Using the records that follow, reproduce exactly the lines starting at the line containing "Generate a Python" and ending at the line containing "151, -48, -36]". Include both end lines and no pictures.

↓↓↓

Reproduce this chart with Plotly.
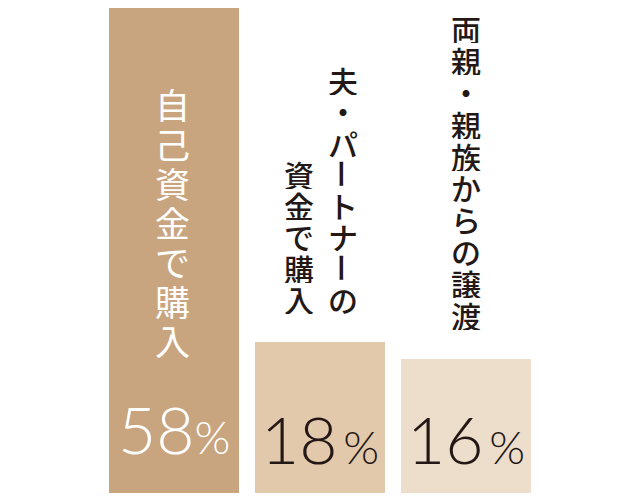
import plotly.graph_objects as go

# data
categories = ["自己資金で購入", "夫・パートナーの資金で購入", "両親・親族からの譲渡"]
values = [58, 18, 16]
# vertical label columns (read right to left)
label_columns = [["自己資金で購入"], ["夫・パートナーの", "資金で購入"], ["両親・親族からの譲渡"]]
pct_labels = ["58", "18", "16"]

bar_colors = ["#C9A57F", "#E2C9AC", "#ECDECA"]
text_colors = ["#FFFFFF", "#231815", "#231815"]

W, H = 640, 500
PAGE_OFF = 8          # the page body has an 8px margin
M_T, M_B = 0, 15
plot_h = H - M_T - M_B


def py_to_paper(py):
    # py is a position in the screenshot, convert to paper coords
    return (H - M_B - (py - PAGE_OFF)) / plot_h


fig = go.Figure()
fig.add_trace(go.Bar(
    x=list(range(len(categories))), y=values,
    marker=dict(color=bar_colors, line=dict(width=0)),
    width=0.89, hoverinfo="skip",
))

# vertical text: one annotation per character
col_layout = [
    # (xshift per column, bottom char centre px, pitch, size, weight)
    ([-2], 339, 39.3, 35, 400),
    ([23, -21], 299, 31.3, 30, 500),
    ([0], 315, 31.9, 30, 500),
]
for i, cols in enumerate(label_columns):
    xshifts, bottom, pitch, size, wt = col_layout[i]
    for col, xs in zip(cols, xshifts):
        n = len(col)
        for k, ch in enumerate(col):
            py = bottom - (n - 1 - k) * pitch
            fig.add_annotation(
                x=i, xref="x", xshift=xs, y=py_to_paper(py), yref="paper",
                text=ch, showarrow=False, xanchor="center", yanchor="middle",
                textangle=90 if ch == "ー" else 0,
                height=int(pitch) - 1, borderpad=0,
                font=dict(family="Noto Sans CJK JP", size=size,
                          color=text_colors[i], weight=wt),
            )

# percentage labels
pct_mid = [428, 438, 438]
for i, p in enumerate(pct_labels):
    sep = "\u2009" if i else ""
    fig.add_annotation(
        x=i, xref="x", y=py_to_paper(pct_mid[i]), yref="paper",
        text=p + '<span style="font-size:46px">' + sep + '%</span>',
        showarrow=False, xanchor="center", yanchor="middle",
        font=dict(family="Lato, Noto Sans", size=66, color=text_colors[i], weight=300),
    )

fig.update_layout(
    width=W, height=H,
    margin=dict(l=101 - PAGE_OFF, r=101 + PAGE_OFF, t=M_T, b=M_B),
    plot_bgcolor="white", paper_bgcolor="white",
    showlegend=False, bargap=0,
    xaxis=dict(visible=False, range=[-0.5, 2.5]),
    yaxis=dict(visible=False, range=[0, 58 * plot_h / 486]),
)
fig.write_html("out.html")
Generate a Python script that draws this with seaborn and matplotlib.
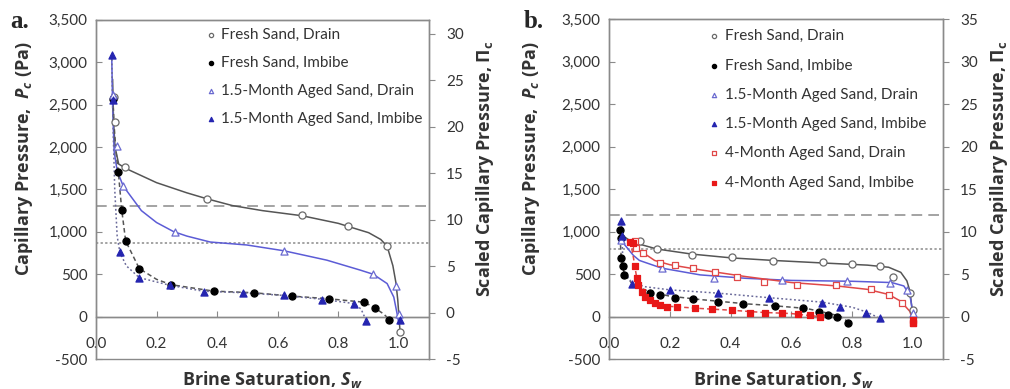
import numpy as np
import pandas as pd
import seaborn as sns
import matplotlib.pyplot as plt
from matplotlib.ticker import FuncFormatter, MultipleLocator

sns.set_style("white")
plt.rcParams['font.family'] = ['Lato', 'DejaVu Sans']
plt.rcParams['mathtext.fontset'] = 'custom'
plt.rcParams['mathtext.it'] = 'Open Sans:italic:bold'
plt.rcParams['mathtext.rm'] = 'Open Sans:bold'
plt.rcParams['axes.unicode_minus'] = False

# ---------------- panel a: measured points (Sw, Pc in Pa) ----------------
a_fresh_drain_sw = [0.058, 0.063, 0.096, 0.366, 0.68, 0.833, 0.961, 1.003]
a_fresh_drain_pc = [2590, 2300, 1760, 1390, 1195, 1065, 830, -185]
a_fresh_imb_sw = [0.057, 0.074, 0.085, 0.098, 0.143, 0.248, 0.388, 0.52, 0.647, 0.768, 0.886, 0.922, 0.966]
a_fresh_imb_pc = [2570, 1700, 1262, 893, 567, 377, 301, 282, 242, 211, 170, 99, -36]
a_aged15_drain_sw = [0.057, 0.068, 0.09, 0.26, 0.62, 0.915, 0.99, 1.0]
a_aged15_drain_pc = [2610, 2015, 1540, 1003, 777, 500, 357, 32]
a_aged15_imb_sw = [0.052, 0.055, 0.079, 0.143, 0.245, 0.355, 0.485, 0.62, 0.746, 0.85, 0.892, 1.003]
a_aged15_imb_pc = [3086, 2560, 758, 460, 369, 289, 282, 250, 202, 151, -48, -36]

# panel a: fitted curves
a_fresh_drain_fit_sw = [0.055, 0.058, 0.063, 0.075, 0.1, 0.2, 0.3, 0.366, 0.45, 0.55, 0.68, 0.8, 0.833, 0.9, 0.94, 0.961, 0.98, 0.99, 0.996, 1.0, 1.004]
a_fresh_drain_fit_pc = [2800, 2300, 2000, 1800, 1745, 1580, 1460, 1390, 1310, 1250, 1190, 1100, 1063, 990, 910, 830, 600, 400, 200, 0, -190]
a_aged15_drain_fit_sw = [0.052, 0.055, 0.06, 0.07, 0.09, 0.15, 0.2, 0.256, 0.3, 0.377, 0.498, 0.62, 0.762, 0.873, 0.915, 0.961, 0.983, 0.994, 1.0]
a_aged15_drain_fit_pc = [3086, 2500, 1950, 1720, 1540, 1250, 1110, 1003, 950, 880, 845, 777, 666, 548, 500, 390, 230, 32, -90]
a_fresh_imb_fit_sw = [0.056, 0.06, 0.066, 0.074, 0.085, 0.098, 0.143, 0.2, 0.248, 0.388, 0.52, 0.647, 0.768, 0.886, 0.922, 0.95, 0.97]
a_fresh_imb_fit_pc = [2570, 2250, 1950, 1700, 1262, 893, 567, 440, 377, 301, 282, 242, 211, 170, 99, 30, -40]
a_aged15_imb_fit_sw = [0.052, 0.056, 0.062, 0.07, 0.079, 0.1, 0.143, 0.245, 0.355, 0.485, 0.62, 0.746, 0.85, 0.875, 0.892]
a_aged15_imb_fit_pc = [3086, 2300, 1500, 950, 758, 600, 460, 369, 300, 282, 250, 205, 155, 90, -48]
a_thresholds = [1310, 870]

# ---------------- panel b: measured points ----------------
b_fresh_drain_sw = [0.102, 0.157, 0.272, 0.403, 0.541, 0.705, 0.798, 0.891, 0.935, 0.99, 1.0]
b_fresh_drain_pc = [884, 798, 727, 695, 656, 636, 617, 597, 471, 275, 78]
b_fresh_imb_sw = [0.036, 0.041, 0.041, 0.045, 0.05, 0.135, 0.168, 0.217, 0.277, 0.359, 0.44, 0.545, 0.637, 0.69, 0.72, 0.75, 0.785]
b_fresh_imb_pc = [1022, 924, 688, 600, 490, 275, 255, 223, 204, 176, 149, 129, 105, 51, 19, 0, -79]
b_aged15_drain_sw = [0.04, 0.173, 0.344, 0.57, 0.782, 0.925, 0.98, 1.0]
b_aged15_drain_pc = [900, 570, 459, 432, 424, 393, 314, 39]
b_aged15_imb_sw = [0.041, 0.043, 0.074, 0.2, 0.359, 0.525, 0.7, 0.76, 0.847, 0.891]
b_aged15_imb_pc = [1120, 950, 380, 314, 275, 216, 165, 117, 46, -20]
b_aged4_drain_sw = [0.086, 0.09, 0.113, 0.168, 0.217, 0.277, 0.35, 0.42, 0.51, 0.62, 0.747, 0.862, 0.92, 0.964, 1.0]
b_aged4_drain_pc = [884, 810, 747, 629, 609, 570, 530, 471, 412, 373, 373, 322, 255, 157, -79]
b_aged4_imb_sw = [0.07, 0.078, 0.086, 0.091, 0.096, 0.108, 0.118, 0.135, 0.151, 0.168, 0.19, 0.223, 0.283, 0.338, 0.404,
                  0.464, 0.513, 0.568, 0.623, 0.661, 0.694, 1.0, 1.0]
b_aged4_imb_pc = [880, 865, 589, 452, 373, 294, 235, 196, 157, 137, 117, 110, 98, 90, 78,
                  46, 46, 39, 31, 19, 0, -40, -80]

# panel b: fitted curves
b_fresh_drain_fit_sw = [0.036, 0.05, 0.07, 0.102, 0.157, 0.272, 0.403, 0.541, 0.705, 0.85, 0.92, 0.96, 0.98, 0.99, 1.0]
b_fresh_drain_fit_pc = [1022, 940, 890, 850, 795, 735, 690, 660, 630, 605, 580, 520, 420, 300, 0]
b_aged15_drain_fit_sw = [0.036, 0.05, 0.08, 0.1, 0.173, 0.3, 0.45, 0.6, 0.8, 0.93, 0.97, 0.99, 1.0]
b_aged15_drain_fit_pc = [1000, 850, 720, 660, 570, 490, 450, 425, 415, 400, 360, 250, 40]
b_aged4_drain_fit_sw = [0.07, 0.1, 0.15, 0.2, 0.3, 0.45, 0.6, 0.75, 0.85, 0.92, 0.96, 0.99, 1.0]
b_aged4_drain_fit_pc = [900, 780, 660, 610, 550, 470, 400, 360, 320, 260, 180, 60, -60]
b_fresh_imb_fit_sw = [0.035, 0.04, 0.05, 0.08, 0.135, 0.2, 0.3, 0.45, 0.55, 0.65, 0.72, 0.76, 0.79]
b_fresh_imb_fit_pc = [1020, 700, 500, 370, 290, 240, 200, 150, 125, 95, 40, 5, -70]
b_aged15_imb_fit_sw = [0.041, 0.045, 0.06, 0.074, 0.12, 0.2, 0.36, 0.5, 0.7, 0.8, 0.85, 0.89]
b_aged15_imb_fit_pc = [1120, 700, 480, 400, 350, 314, 275, 230, 170, 110, 50, -20]
b_aged4_imb_fit_sw = [0.07, 0.08, 0.09, 0.1, 0.12, 0.15, 0.2, 0.3, 0.4, 0.5, 0.6, 0.69]
b_aged4_imb_fit_pc = [890, 700, 480, 350, 240, 160, 120, 95, 75, 50, 35, 0]
b_thresholds = [1200, 800]

labels = {
    'fresh_drain': 'Fresh Sand, Drain',
    'fresh_imb': 'Fresh Sand, Imbibe',
    'aged15_drain': '1.5-Month Aged Sand, Drain',
    'aged15_imb': '1.5-Month Aged Sand, Imbibe',
    'aged4_drain': '4-Month Aged Sand, Drain',
    'aged4_imb': '4-Month Aged Sand, Imbibe',
}
# marker, edge colour, filled?
marker_style = {
    'fresh_drain': ('o', '#6a6a6a', False),
    'fresh_imb': ('o', '#000000', True),
    'aged15_drain': ('^', '#6b6bd0', False),
    'aged15_imb': ('^', '#2525b0', True),
    'aged4_drain': ('s', '#e04848', False),
    'aged4_imb': ('s', '#e81818', True),
}
# colour, linestyle
line_style = {
    'fresh_drain': ('#555555', '-'),
    'fresh_imb': ('#555555', (0, (3, 2))),
    'aged15_drain': ('#5c5cd6', '-'),
    'aged15_imb': ('#6a6a9a', (0, (1.2, 1.6))),
    'aged4_drain': ('#e04848', '-'),
    'aged4_imb': ('#e04848', (0, (3, 2))),
}

GRAY = '#8a8a8a'
TXT = '#333333'
LABEL_FONT = dict(fontsize=13, fontweight='bold', color=TXT, family=['Open Sans', 'DejaVu Sans'])


def draw_panel(ax, points, fits, thresholds, right_lim, right_ticks, leg_anchor, leg_space):
    ax.set_xlim(0, 1.1)
    ax.set_ylim(-500, 3500)
    for (y, ls) in zip(thresholds, [(0, (7, 4)), (0, (1.5, 1.5))]):
        ax.axhline(y, color=GRAY, lw=1.1, ls=ls, zorder=1)
    ax.axhline(0, color=GRAY, lw=1, zorder=1)
    for key, (xs, ys) in fits.items():
        c, ls = line_style[key]
        sns.lineplot(x=xs, y=ys, ax=ax, sort=False, estimator=None, color=c,
                     linestyle=ls, lw=1.1, zorder=2)
    for key, (xs, ys) in points.items():
        m, c, filled = marker_style[key]
        sns.scatterplot(x=xs, y=ys, ax=ax, marker=m, s=26 if m != 's' else 22,
                        facecolor=c if filled else 'white', edgecolor=c,
                        linewidth=0.9, label=labels[key], zorder=3)

    ax.set_xticks([0, 0.2, 0.4, 0.6, 0.8, 1.0])
    ax.xaxis.set_major_formatter(FuncFormatter(lambda v, p: f'{v:.1f}'))
    ax.yaxis.set_major_locator(MultipleLocator(500))
    ax.yaxis.set_major_formatter(FuncFormatter(lambda v, p: f'{v:,.0f}'))
    ax.spines['bottom'].set_position(('data', 0))
    for sp in ax.spines.values():
        sp.set_color(GRAY)
        sp.set_linewidth(1)
    ax.tick_params(axis='x', direction='in', length=4, color=GRAY, pad=15,
                   labelsize=11, labelcolor=TXT, bottom=True)
    ax.tick_params(axis='y', direction='in', length=4, color=GRAY, pad=6,
                   labelsize=11, labelcolor=TXT, left=True)

    ax2 = ax.twinx()
    ax2.set_ylim(*right_lim)
    ax2.set_yticks(right_ticks)
    for sp in ax2.spines.values():
        sp.set_color(GRAY)
        sp.set_linewidth(1)
    ax2.tick_params(axis='y', direction='out', length=4, color=GRAY, pad=8,
                    labelsize=11, labelcolor=TXT, right=True)
    ax2.grid(False)
    ax.grid(False)

    ax.set_xlabel('Brine Saturation, $S_w$', **LABEL_FONT)
    ax.set_ylabel('Capillary Pressure,  $P_c$ (Pa)', **LABEL_FONT)
    ax2.set_ylabel('Scaled Capillary Pressure, Π$_\\mathrm{c}$', **LABEL_FONT)

    handles, labs = ax.get_legend_handles_labels()
    ax.legend(handles, labs, loc='upper left', bbox_to_anchor=leg_anchor, frameon=False,
              fontsize=11, markerscale=0.6, handlelength=0.6, handletextpad=0.4,
              labelspacing=leg_space, borderpad=0, borderaxespad=0, labelcolor=TXT)
    return ax2


fig = plt.figure(figsize=(10.1, 3.89), dpi=100)
ax_a = fig.add_axes([0.095, 0.077, 0.330, 0.872])
ax_b = fig.add_axes([0.603, 0.077, 0.331, 0.874])

pts_a = {
    'fresh_drain': (a_fresh_drain_sw, a_fresh_drain_pc),
    'fresh_imb': (a_fresh_imb_sw, a_fresh_imb_pc),
    'aged15_drain': (a_aged15_drain_sw, a_aged15_drain_pc),
    'aged15_imb': (a_aged15_imb_sw, a_aged15_imb_pc),
}
fits_a = {
    'fresh_drain': (a_fresh_drain_fit_sw, a_fresh_drain_fit_pc),
    'aged15_drain': (a_aged15_drain_fit_sw, a_aged15_drain_fit_pc),
    'fresh_imb': (a_fresh_imb_fit_sw, a_fresh_imb_fit_pc),
    'aged15_imb': (a_aged15_imb_fit_sw, a_aged15_imb_fit_pc),
}
pts_b = {
    'fresh_drain': (b_fresh_drain_sw, b_fresh_drain_pc),
    'fresh_imb': (b_fresh_imb_sw, b_fresh_imb_pc),
    'aged15_drain': (b_aged15_drain_sw, b_aged15_drain_pc),
    'aged15_imb': (b_aged15_imb_sw, b_aged15_imb_pc),
    'aged4_drain': (b_aged4_drain_sw, b_aged4_drain_pc),
    'aged4_imb': (b_aged4_imb_sw, b_aged4_imb_pc),
}
fits_b = {
    'fresh_drain': (b_fresh_drain_fit_sw, b_fresh_drain_fit_pc),
    'aged15_drain': (b_aged15_drain_fit_sw, b_aged15_drain_fit_pc),
    'aged4_drain': (b_aged4_drain_fit_sw, b_aged4_drain_fit_pc),
    'fresh_imb': (b_fresh_imb_fit_sw, b_fresh_imb_fit_pc),
    'aged15_imb': (b_aged15_imb_fit_sw, b_aged15_imb_fit_pc),
    'aged4_imb': (b_aged4_imb_fit_sw, b_aged4_imb_fit_pc),
}

ax2_a = draw_panel(ax_a, pts_a, fits_a, a_thresholds, (-5, 31.5), [-5, 0, 5, 10, 15, 20, 25, 30],
                   (0.33, 0.975), 0.9)
ax2_b = draw_panel(ax_b, pts_b, fits_b, b_thresholds, (-5, 35), [-5, 0, 5, 10, 15, 20, 25, 30, 35],
                   (0.30, 0.97), 1.0)

for ax, ax2, lx, rx, xx in [(ax_a, ax2_a, -0.183, 1.135, 0.53), (ax_b, ax2_b, -0.20, 1.135, 0.52)]:
    ax.yaxis.set_label_coords(lx, 0.59)
    ax2.yaxis.set_label_coords(rx, 0.56)
    ax.xaxis.set_label_coords(xx, -0.03)

fig.text(0.010, 0.945, 'a.', fontfamily='Liberation Serif', fontweight='bold', fontsize=18, va='center')
fig.text(0.518, 0.945, 'b.', fontfamily='Liberation Serif', fontweight='bold', fontsize=18, va='center')

fig.savefig('out.png', dpi=100)
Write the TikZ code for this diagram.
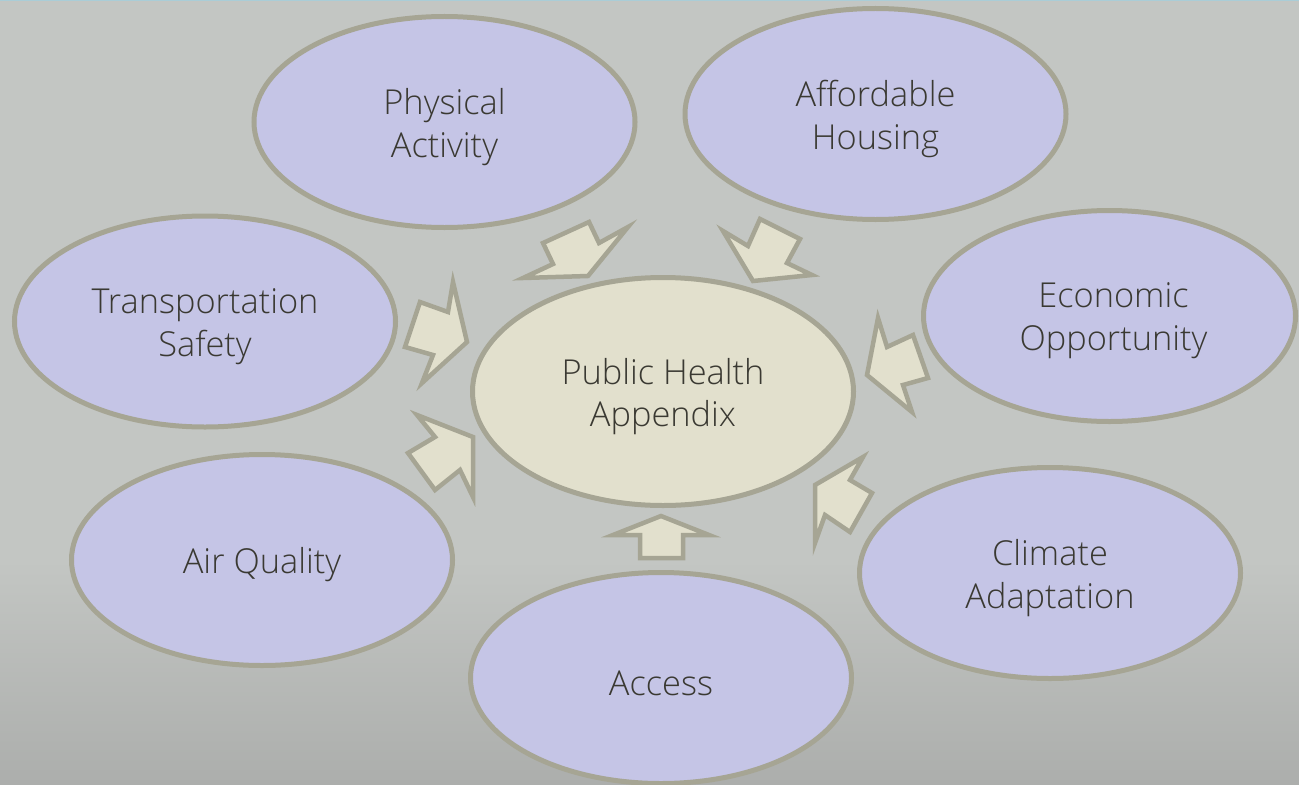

↑↑↑

### Output of the exercise:
Generate a Python script that draws this with seaborn and matplotlib.
import numpy as np
import pandas as pd
import seaborn as sns
import matplotlib.pyplot as plt
from matplotlib.ticker import FuncFormatter, MultipleLocator

sns.set_style("white")
plt.rcParams['font.family'] = ['Lato', 'DejaVu Sans']
plt.rcParams['mathtext.fontset'] = 'custom'
plt.rcParams['mathtext.it'] = 'Open Sans:italic:bold'
plt.rcParams['mathtext.rm'] = 'Open Sans:bold'
plt.rcParams['axes.unicode_minus'] = False

# ---------------- panel a: measured points (Sw, Pc in Pa) ----------------
a_fresh_drain_sw = [0.058, 0.063, 0.096, 0.366, 0.68, 0.833, 0.961, 1.003]
a_fresh_drain_pc = [2590, 2300, 1760, 1390, 1195, 1065, 830, -185]
a_fresh_imb_sw = [0.057, 0.074, 0.085, 0.098, 0.143, 0.248, 0.388, 0.52, 0.647, 0.768, 0.886, 0.922, 0.966]
a_fresh_imb_pc = [2570, 1700, 1262, 893, 567, 377, 301, 282, 242, 211, 170, 99, -36]
a_aged15_drain_sw = [0.057, 0.068, 0.09, 0.26, 0.62, 0.915, 0.99, 1.0]
a_aged15_drain_pc = [2610, 2015, 1540, 1003, 777, 500, 357, 32]
a_aged15_imb_sw = [0.052, 0.055, 0.079, 0.143, 0.245, 0.355, 0.485, 0.62, 0.746, 0.85, 0.892, 1.003]
a_aged15_imb_pc = [3086, 2560, 758, 460, 369, 289, 282, 250, 202, 151, -48, -36]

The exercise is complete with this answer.